== EXCERPTED DATA ==

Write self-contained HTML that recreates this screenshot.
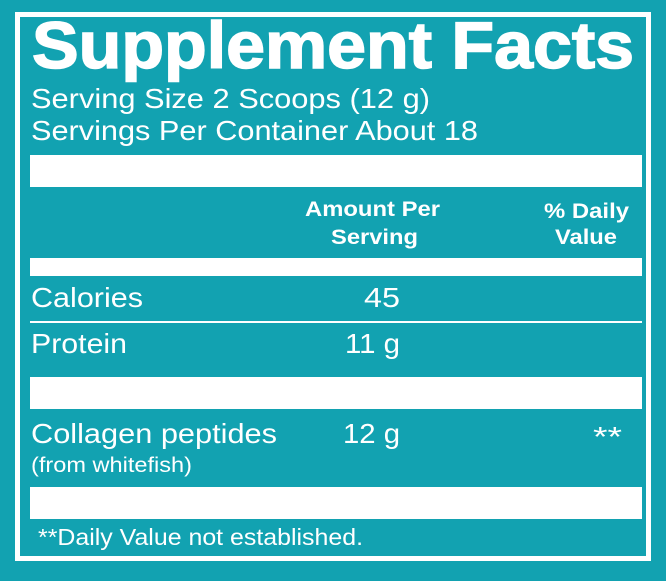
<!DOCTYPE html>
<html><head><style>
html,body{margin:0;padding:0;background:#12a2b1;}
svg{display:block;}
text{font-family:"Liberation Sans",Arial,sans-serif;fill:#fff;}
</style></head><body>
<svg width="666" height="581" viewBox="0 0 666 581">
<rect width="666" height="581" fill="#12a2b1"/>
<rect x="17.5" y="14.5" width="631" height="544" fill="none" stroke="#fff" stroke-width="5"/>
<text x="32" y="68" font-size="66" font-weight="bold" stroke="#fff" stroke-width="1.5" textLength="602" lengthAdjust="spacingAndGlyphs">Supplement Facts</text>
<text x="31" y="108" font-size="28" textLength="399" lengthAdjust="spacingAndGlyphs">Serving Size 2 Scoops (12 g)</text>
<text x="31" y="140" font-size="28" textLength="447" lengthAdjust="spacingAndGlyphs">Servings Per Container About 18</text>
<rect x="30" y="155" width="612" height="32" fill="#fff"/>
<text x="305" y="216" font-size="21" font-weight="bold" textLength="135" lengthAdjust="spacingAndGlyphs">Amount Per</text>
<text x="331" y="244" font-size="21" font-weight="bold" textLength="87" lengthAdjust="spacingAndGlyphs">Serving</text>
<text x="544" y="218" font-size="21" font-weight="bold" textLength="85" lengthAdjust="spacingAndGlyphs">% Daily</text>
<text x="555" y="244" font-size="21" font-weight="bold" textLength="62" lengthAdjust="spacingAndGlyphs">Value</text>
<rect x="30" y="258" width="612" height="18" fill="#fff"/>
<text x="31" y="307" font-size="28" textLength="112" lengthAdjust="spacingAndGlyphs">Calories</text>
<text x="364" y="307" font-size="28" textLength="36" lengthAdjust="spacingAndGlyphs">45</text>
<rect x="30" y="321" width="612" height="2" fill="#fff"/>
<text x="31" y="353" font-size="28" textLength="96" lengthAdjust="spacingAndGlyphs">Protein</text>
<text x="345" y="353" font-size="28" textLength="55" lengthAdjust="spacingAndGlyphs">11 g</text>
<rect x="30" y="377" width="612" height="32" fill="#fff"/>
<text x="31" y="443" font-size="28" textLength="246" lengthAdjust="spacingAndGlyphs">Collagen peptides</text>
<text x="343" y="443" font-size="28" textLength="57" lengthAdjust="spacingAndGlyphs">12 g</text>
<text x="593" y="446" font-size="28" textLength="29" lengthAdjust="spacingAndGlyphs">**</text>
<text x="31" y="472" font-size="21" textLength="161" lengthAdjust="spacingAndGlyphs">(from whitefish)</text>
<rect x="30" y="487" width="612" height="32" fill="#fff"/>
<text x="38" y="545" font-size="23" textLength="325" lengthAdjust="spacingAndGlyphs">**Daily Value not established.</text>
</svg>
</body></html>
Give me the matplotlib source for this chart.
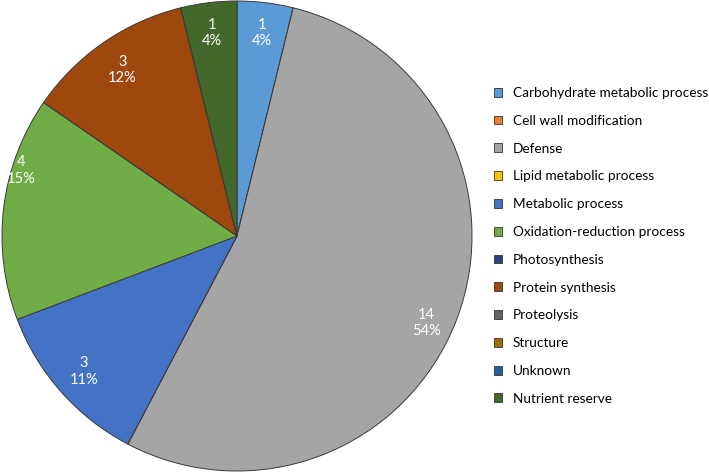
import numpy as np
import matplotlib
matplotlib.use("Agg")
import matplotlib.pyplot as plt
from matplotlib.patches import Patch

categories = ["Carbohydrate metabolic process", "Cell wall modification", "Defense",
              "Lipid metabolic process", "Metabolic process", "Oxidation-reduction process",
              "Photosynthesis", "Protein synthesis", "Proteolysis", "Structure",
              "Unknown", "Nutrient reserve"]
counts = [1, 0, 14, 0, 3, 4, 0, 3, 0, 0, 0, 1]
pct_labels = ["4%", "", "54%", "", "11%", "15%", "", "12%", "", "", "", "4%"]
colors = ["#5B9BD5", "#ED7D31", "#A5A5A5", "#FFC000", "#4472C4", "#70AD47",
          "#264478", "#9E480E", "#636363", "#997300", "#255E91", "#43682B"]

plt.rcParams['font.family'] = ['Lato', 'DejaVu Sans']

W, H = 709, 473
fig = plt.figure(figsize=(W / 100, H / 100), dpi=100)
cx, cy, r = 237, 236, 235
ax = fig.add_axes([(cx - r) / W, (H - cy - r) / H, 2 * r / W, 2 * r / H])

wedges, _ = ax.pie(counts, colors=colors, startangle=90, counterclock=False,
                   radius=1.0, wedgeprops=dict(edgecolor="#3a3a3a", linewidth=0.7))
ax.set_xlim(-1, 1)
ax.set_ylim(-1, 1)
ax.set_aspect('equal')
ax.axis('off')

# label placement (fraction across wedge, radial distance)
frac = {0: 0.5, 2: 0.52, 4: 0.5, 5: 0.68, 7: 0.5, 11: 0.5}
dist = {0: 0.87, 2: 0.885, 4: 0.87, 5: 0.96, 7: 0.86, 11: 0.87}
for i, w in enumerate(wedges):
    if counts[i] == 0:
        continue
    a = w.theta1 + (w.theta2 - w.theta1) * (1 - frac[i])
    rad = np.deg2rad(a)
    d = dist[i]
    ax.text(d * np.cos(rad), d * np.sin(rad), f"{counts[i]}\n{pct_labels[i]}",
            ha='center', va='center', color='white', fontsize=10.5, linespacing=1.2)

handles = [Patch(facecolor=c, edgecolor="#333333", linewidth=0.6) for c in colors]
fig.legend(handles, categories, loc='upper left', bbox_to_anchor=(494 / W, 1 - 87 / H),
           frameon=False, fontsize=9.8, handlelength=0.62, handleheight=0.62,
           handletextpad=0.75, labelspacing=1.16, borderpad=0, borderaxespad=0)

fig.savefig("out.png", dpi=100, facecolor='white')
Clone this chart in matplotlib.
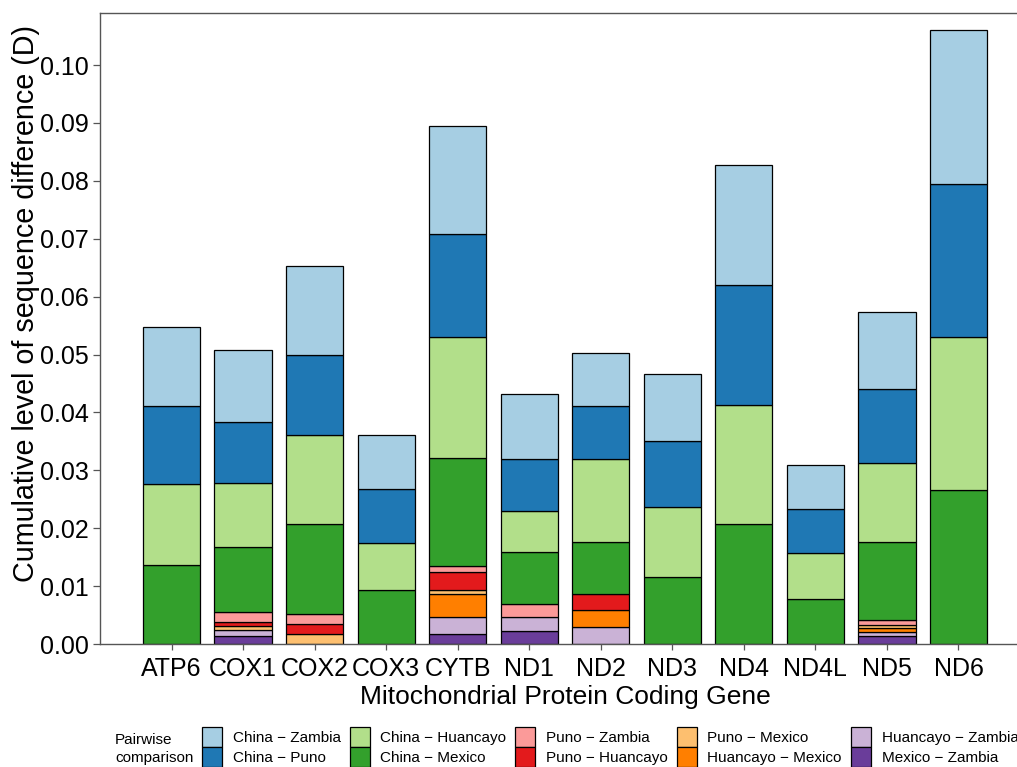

...

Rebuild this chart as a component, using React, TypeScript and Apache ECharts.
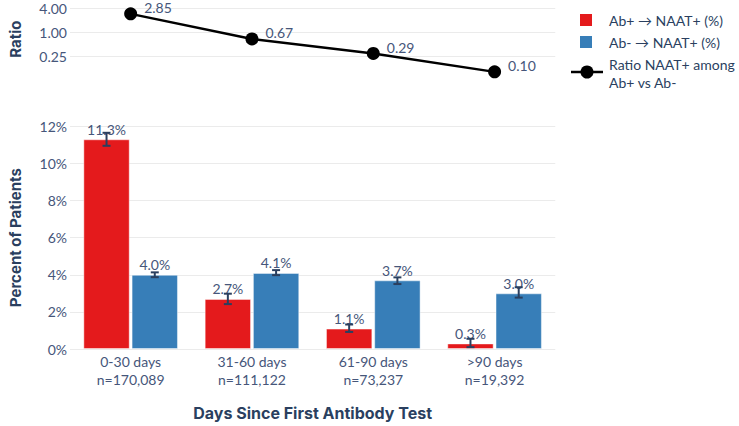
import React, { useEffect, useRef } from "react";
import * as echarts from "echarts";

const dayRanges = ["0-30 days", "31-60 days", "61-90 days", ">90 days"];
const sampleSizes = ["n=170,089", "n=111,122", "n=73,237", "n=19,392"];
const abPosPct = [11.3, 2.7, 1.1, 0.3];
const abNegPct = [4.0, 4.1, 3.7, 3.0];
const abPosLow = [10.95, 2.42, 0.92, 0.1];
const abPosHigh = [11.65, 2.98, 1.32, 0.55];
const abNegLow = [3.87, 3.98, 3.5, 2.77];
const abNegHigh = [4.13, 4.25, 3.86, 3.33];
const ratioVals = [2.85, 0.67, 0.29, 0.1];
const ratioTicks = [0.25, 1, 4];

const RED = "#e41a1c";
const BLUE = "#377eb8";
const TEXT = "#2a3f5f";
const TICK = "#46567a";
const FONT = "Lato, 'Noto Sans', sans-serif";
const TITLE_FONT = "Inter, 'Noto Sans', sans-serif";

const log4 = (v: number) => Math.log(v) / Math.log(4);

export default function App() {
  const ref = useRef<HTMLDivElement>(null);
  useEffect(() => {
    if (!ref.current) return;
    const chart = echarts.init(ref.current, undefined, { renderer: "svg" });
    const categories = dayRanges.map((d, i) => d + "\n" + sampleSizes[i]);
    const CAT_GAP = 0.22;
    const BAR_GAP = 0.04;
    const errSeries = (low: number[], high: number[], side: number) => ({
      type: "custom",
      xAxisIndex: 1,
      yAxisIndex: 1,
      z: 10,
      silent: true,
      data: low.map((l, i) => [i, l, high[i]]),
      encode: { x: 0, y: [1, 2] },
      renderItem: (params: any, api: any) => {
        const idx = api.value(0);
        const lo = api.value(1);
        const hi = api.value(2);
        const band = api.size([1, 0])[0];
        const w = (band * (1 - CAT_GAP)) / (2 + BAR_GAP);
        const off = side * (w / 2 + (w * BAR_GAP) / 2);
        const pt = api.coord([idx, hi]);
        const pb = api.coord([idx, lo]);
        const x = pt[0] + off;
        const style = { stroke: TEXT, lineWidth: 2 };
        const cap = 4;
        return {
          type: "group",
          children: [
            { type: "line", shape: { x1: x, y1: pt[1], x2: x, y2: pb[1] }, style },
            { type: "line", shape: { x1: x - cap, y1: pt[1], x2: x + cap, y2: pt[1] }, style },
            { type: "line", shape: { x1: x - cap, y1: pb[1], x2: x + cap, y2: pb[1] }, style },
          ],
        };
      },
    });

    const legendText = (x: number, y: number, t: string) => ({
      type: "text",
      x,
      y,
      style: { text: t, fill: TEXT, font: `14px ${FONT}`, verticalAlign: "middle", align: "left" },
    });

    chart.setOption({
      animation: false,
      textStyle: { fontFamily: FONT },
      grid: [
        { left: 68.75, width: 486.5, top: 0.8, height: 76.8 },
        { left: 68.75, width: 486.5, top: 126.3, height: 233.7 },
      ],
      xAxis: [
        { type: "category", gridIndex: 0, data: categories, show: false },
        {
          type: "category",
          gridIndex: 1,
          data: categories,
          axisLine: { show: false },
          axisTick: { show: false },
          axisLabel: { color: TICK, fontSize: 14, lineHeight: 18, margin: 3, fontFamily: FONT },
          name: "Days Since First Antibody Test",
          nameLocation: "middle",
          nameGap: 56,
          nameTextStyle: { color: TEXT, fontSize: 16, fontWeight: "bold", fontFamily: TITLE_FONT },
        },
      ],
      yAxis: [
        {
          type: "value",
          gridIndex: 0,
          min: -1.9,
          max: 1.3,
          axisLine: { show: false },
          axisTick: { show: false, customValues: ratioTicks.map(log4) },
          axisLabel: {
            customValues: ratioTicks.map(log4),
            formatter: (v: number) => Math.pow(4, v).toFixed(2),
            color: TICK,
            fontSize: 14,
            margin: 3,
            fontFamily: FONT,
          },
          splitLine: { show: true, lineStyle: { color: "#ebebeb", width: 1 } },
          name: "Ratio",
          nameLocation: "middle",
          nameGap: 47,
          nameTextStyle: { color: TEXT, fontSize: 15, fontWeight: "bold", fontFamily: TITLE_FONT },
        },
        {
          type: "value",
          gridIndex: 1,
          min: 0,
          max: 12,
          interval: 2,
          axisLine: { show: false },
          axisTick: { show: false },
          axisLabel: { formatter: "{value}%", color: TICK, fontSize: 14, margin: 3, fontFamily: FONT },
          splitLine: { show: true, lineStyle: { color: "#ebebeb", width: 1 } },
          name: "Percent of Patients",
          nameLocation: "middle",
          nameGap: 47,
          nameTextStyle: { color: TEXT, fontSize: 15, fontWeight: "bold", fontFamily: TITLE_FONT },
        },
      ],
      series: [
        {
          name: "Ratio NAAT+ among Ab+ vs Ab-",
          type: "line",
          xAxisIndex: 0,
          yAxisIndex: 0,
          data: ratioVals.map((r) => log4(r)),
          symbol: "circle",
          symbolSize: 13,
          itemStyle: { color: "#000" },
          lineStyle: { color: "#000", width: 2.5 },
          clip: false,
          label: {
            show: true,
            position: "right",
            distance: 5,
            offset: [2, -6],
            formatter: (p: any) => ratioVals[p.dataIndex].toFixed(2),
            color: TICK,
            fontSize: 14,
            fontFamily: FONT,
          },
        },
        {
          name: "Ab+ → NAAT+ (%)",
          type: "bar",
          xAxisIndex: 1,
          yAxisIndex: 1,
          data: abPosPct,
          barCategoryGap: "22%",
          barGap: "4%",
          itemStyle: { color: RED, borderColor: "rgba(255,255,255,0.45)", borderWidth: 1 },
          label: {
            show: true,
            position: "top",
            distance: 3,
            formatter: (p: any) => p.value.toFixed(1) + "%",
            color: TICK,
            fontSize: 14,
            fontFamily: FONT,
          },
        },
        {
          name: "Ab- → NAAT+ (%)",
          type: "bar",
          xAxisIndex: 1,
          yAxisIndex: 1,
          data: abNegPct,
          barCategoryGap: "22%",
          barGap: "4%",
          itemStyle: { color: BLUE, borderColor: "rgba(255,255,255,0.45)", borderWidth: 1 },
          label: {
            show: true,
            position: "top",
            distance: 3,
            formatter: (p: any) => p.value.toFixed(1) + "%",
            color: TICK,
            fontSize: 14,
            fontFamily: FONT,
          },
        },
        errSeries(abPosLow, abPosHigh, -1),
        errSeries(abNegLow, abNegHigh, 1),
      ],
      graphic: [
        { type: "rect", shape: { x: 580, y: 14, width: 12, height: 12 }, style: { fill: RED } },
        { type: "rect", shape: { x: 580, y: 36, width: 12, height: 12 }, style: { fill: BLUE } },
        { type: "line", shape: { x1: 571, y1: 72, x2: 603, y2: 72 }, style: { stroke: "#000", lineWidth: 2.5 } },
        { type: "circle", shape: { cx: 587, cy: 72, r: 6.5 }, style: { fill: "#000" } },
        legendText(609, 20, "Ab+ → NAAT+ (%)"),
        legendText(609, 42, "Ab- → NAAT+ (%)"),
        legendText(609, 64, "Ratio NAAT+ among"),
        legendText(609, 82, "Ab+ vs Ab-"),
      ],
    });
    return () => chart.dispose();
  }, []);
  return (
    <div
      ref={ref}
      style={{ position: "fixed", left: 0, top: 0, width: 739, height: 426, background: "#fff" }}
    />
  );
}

== EXERCISE DIRECTIONS ==
Extract exactly, and only, the lines from the one with "Rebuild this chart" to the one with "const log4 = (v: number)", both ends counted. Leave the images behind.

== THE RESPONSE ==
Rebuild this chart as a component, using React, TypeScript and Apache ECharts.
import React, { useEffect, useRef } from "react";
import * as echarts from "echarts";

const dayRanges = ["0-30 days", "31-60 days", "61-90 days", ">90 days"];
const sampleSizes = ["n=170,089", "n=111,122", "n=73,237", "n=19,392"];
const abPosPct = [11.3, 2.7, 1.1, 0.3];
const abNegPct = [4.0, 4.1, 3.7, 3.0];
const abPosLow = [10.95, 2.42, 0.92, 0.1];
const abPosHigh = [11.65, 2.98, 1.32, 0.55];
const abNegLow = [3.87, 3.98, 3.5, 2.77];
const abNegHigh = [4.13, 4.25, 3.86, 3.33];
const ratioVals = [2.85, 0.67, 0.29, 0.1];
const ratioTicks = [0.25, 1, 4];

const RED = "#e41a1c";
const BLUE = "#377eb8";
const TEXT = "#2a3f5f";
const TICK = "#46567a";
const FONT = "Lato, 'Noto Sans', sans-serif";
const TITLE_FONT = "Inter, 'Noto Sans', sans-serif";

const log4 = (v: number) => Math.log(v) / Math.log(4);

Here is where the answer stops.